Fannie Mae Tuesday said it expects home prices to fall another 7 percent to 9 percent on a national basis this year.
Foreclosure filings surged 23 percent in the first quarter, and were more than double a year earlier, according to RealtyTrac.
Some Improvement
For all the red ink, the results showed some improvement from the previous quarter.
The company's mortgage market share, total book of business and revenues from its guarantee and investment activities grew in the quarter.
"Our revenues grew and our net loss narrowed in the first quarter, but our results were driven overwhelmingly by market-valuation losses on derivatives and trading securities and our increase in charge-offs and the provision for credit losses," Chief Financial Officer Stephen Swad said.
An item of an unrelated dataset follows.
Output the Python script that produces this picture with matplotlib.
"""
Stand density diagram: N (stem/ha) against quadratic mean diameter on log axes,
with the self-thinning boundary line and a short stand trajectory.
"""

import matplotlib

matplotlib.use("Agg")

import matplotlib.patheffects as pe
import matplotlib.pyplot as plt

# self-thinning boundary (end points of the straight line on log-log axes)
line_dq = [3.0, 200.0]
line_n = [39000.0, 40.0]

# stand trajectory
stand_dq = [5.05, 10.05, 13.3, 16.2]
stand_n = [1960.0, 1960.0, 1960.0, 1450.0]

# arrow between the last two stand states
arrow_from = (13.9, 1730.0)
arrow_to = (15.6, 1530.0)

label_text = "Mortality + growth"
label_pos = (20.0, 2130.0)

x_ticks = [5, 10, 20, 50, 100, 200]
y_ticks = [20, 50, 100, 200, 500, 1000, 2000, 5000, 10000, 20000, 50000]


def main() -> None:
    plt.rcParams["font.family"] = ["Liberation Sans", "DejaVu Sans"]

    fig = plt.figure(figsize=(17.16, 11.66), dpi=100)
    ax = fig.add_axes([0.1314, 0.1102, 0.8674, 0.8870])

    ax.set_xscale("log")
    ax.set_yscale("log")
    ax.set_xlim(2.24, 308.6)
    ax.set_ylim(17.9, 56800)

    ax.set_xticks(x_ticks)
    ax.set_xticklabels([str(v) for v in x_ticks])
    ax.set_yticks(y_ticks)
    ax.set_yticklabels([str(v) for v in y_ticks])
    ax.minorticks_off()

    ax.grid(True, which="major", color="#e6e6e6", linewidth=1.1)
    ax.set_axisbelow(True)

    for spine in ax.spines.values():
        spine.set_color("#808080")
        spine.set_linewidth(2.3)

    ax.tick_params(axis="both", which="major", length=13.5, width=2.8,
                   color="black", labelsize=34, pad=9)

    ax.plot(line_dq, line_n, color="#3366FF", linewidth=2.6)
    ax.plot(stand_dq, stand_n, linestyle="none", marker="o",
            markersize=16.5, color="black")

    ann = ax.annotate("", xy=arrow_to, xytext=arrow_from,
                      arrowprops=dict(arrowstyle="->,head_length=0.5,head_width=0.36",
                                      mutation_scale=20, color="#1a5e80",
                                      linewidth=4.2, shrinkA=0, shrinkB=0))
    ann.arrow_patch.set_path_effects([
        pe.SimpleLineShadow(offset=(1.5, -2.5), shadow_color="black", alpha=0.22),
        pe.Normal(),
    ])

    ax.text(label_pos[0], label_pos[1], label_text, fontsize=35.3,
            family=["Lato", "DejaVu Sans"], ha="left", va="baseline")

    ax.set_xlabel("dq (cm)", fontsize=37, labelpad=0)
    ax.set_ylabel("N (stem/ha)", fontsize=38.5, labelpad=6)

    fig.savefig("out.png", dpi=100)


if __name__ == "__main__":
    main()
The housing and credit market crisis has hit financial shares hard, and Fannie Mae suffered more than most.
Its stock is off nearly 60 percent in the last year -- more than twice the S&P 500 financial index's drop in the same period.
Shortly after the New York Stock Exchange open on Tuesday, Fannie Mae shares were down 3 percent at $27.50.
Freddie Mac slid 4.6 percent to $24.35.
Fannie Mae has raised fees and tightened standards on loans it purchases to better compensate for added mortgage market risk.
After years of treating the two companies as outcasts for a series of accounting scandals, officials in Washington now want Fannie and Freddie to play pivotal roles in stabilizing the housing market.
The Office of Federal Housing Enterprise Oversight, which oversees both Fannie and Freddie, in mid-March loosened restrictions on how much capital the two companies must hold.
This frees Fannie Mae and Freddie Mac to expand their mortgage purchases by up to a combined $200 billion, in an effort to help stabilize the housing turmoil.